GOAL:
Extract everything from the first line through the line with "return [px[0] / W, px[1] / W]", both ends included, except for any pictures.

MATERIAL:
_ _ _ _ _
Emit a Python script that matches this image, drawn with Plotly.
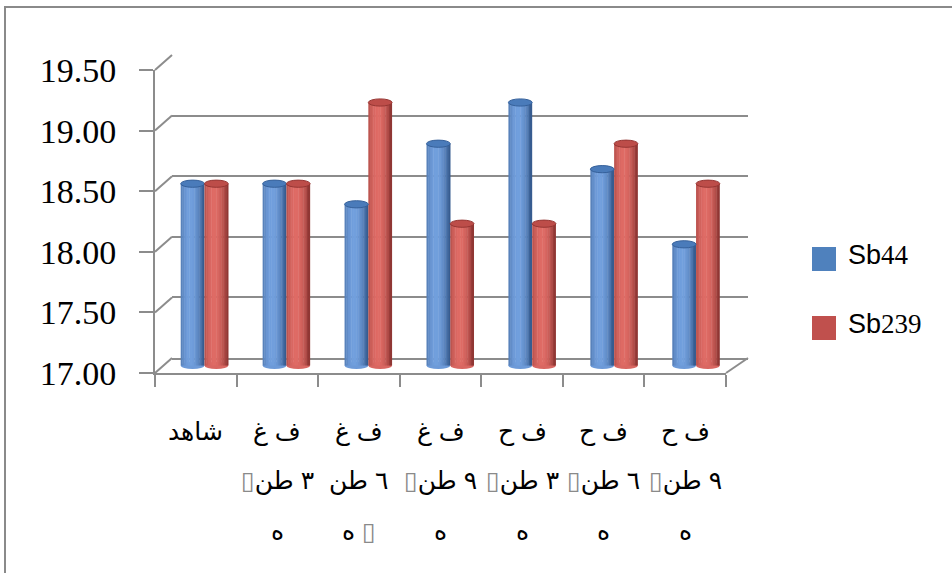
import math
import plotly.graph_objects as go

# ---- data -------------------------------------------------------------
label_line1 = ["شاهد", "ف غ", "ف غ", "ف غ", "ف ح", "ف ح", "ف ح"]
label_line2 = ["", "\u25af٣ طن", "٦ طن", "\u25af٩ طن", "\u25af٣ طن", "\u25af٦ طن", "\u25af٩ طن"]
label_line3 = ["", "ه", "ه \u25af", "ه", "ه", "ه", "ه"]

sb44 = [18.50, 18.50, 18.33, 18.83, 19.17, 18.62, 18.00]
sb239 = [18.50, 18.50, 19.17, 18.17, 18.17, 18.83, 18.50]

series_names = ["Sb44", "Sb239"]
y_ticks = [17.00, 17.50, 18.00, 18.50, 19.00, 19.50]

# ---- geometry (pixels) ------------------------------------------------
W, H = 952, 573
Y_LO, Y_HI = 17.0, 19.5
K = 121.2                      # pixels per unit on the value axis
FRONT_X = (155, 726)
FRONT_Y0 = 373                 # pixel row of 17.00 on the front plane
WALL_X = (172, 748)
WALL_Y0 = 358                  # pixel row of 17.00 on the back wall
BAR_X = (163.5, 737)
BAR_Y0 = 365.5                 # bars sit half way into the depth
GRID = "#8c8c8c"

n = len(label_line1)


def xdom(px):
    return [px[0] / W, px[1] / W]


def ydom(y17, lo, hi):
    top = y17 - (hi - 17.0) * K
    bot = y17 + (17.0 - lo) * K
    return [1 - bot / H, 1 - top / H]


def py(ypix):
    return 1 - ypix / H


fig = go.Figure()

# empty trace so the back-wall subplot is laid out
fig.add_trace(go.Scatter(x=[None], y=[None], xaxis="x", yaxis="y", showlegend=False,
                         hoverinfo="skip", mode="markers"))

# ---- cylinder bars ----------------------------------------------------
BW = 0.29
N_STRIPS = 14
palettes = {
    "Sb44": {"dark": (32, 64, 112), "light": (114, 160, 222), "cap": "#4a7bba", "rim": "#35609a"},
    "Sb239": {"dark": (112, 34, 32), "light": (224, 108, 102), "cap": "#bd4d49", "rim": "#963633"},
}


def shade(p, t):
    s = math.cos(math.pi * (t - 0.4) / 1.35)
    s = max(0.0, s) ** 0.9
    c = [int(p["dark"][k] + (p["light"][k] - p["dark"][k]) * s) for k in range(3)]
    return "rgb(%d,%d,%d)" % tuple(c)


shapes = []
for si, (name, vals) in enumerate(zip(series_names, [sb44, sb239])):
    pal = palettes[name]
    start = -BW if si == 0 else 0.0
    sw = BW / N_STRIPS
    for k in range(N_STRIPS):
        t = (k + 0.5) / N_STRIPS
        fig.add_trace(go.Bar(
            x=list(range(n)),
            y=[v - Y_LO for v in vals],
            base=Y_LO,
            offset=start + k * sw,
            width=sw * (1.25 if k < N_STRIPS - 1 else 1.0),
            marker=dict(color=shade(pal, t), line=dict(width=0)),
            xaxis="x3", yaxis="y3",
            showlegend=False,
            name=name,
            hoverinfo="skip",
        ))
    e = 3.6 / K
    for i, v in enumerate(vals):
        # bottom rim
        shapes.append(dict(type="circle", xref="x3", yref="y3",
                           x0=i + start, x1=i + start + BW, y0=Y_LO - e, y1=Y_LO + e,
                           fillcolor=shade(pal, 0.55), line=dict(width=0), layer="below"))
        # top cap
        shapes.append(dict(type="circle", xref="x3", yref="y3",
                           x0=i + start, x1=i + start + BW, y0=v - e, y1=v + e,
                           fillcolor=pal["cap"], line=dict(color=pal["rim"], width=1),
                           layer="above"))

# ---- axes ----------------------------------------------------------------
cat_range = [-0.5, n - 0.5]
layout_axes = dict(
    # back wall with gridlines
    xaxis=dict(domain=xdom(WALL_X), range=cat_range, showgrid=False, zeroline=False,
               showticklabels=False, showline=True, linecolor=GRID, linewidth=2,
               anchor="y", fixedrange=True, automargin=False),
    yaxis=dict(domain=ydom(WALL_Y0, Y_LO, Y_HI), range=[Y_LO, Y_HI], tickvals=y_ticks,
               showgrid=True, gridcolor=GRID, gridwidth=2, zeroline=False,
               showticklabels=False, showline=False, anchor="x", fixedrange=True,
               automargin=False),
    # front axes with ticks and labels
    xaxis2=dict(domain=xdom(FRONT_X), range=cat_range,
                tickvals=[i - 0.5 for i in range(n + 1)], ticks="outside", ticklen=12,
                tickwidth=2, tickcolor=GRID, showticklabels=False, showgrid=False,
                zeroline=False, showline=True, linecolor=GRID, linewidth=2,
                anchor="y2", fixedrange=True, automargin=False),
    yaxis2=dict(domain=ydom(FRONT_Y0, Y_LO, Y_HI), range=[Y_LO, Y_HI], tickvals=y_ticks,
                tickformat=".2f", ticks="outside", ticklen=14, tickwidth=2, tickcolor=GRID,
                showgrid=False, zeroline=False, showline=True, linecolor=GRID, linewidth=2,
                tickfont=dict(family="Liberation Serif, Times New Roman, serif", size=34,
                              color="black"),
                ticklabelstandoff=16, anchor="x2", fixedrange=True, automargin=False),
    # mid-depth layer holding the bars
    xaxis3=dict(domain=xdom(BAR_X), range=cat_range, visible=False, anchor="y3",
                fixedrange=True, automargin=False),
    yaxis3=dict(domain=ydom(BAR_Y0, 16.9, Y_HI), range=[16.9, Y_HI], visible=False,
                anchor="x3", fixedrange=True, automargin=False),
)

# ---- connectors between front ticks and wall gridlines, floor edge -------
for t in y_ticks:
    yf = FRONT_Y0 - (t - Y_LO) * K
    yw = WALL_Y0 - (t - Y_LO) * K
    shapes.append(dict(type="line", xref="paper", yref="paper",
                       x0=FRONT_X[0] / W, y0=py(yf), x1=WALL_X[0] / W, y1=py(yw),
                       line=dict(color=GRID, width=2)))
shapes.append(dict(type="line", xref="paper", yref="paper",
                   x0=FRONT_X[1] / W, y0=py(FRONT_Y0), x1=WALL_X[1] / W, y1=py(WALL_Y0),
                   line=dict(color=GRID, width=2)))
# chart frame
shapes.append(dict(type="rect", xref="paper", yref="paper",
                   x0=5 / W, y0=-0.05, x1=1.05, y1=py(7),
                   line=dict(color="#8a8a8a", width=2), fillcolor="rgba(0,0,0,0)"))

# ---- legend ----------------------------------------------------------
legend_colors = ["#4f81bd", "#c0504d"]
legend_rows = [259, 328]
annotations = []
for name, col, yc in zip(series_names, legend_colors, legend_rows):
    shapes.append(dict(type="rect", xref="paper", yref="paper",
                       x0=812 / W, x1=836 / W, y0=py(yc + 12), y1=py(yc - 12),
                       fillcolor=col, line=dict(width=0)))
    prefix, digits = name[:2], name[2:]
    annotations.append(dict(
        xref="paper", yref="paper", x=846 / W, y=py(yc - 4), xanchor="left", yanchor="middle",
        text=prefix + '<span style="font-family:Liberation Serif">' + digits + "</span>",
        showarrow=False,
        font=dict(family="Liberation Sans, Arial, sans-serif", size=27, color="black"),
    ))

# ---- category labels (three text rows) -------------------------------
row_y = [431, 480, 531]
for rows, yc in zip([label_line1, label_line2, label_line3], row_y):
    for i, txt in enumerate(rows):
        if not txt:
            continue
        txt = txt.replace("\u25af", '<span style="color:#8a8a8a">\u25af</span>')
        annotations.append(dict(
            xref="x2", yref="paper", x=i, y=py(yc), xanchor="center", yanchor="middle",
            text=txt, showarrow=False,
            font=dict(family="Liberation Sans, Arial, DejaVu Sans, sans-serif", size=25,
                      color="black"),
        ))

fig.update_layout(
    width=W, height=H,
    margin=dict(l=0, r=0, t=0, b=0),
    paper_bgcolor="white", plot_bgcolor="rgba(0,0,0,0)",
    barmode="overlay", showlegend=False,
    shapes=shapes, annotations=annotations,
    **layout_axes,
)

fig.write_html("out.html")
_ _ _ _ _
TASK SOLUTION:
Emit a Python script that matches this image, drawn with Plotly.
import math
import plotly.graph_objects as go

# ---- data -------------------------------------------------------------
label_line1 = ["شاهد", "ف غ", "ف غ", "ف غ", "ف ح", "ف ح", "ف ح"]
label_line2 = ["", "\u25af٣ طن", "٦ طن", "\u25af٩ طن", "\u25af٣ طن", "\u25af٦ طن", "\u25af٩ طن"]
label_line3 = ["", "ه", "ه \u25af", "ه", "ه", "ه", "ه"]

sb44 = [18.50, 18.50, 18.33, 18.83, 19.17, 18.62, 18.00]
sb239 = [18.50, 18.50, 19.17, 18.17, 18.17, 18.83, 18.50]

series_names = ["Sb44", "Sb239"]
y_ticks = [17.00, 17.50, 18.00, 18.50, 19.00, 19.50]

# ---- geometry (pixels) ------------------------------------------------
W, H = 952, 573
Y_LO, Y_HI = 17.0, 19.5
K = 121.2                      # pixels per unit on the value axis
FRONT_X = (155, 726)
FRONT_Y0 = 373                 # pixel row of 17.00 on the front plane
WALL_X = (172, 748)
WALL_Y0 = 358                  # pixel row of 17.00 on the back wall
BAR_X = (163.5, 737)
BAR_Y0 = 365.5                 # bars sit half way into the depth
GRID = "#8c8c8c"

n = len(label_line1)


def xdom(px):
    return [px[0] / W, px[1] / W]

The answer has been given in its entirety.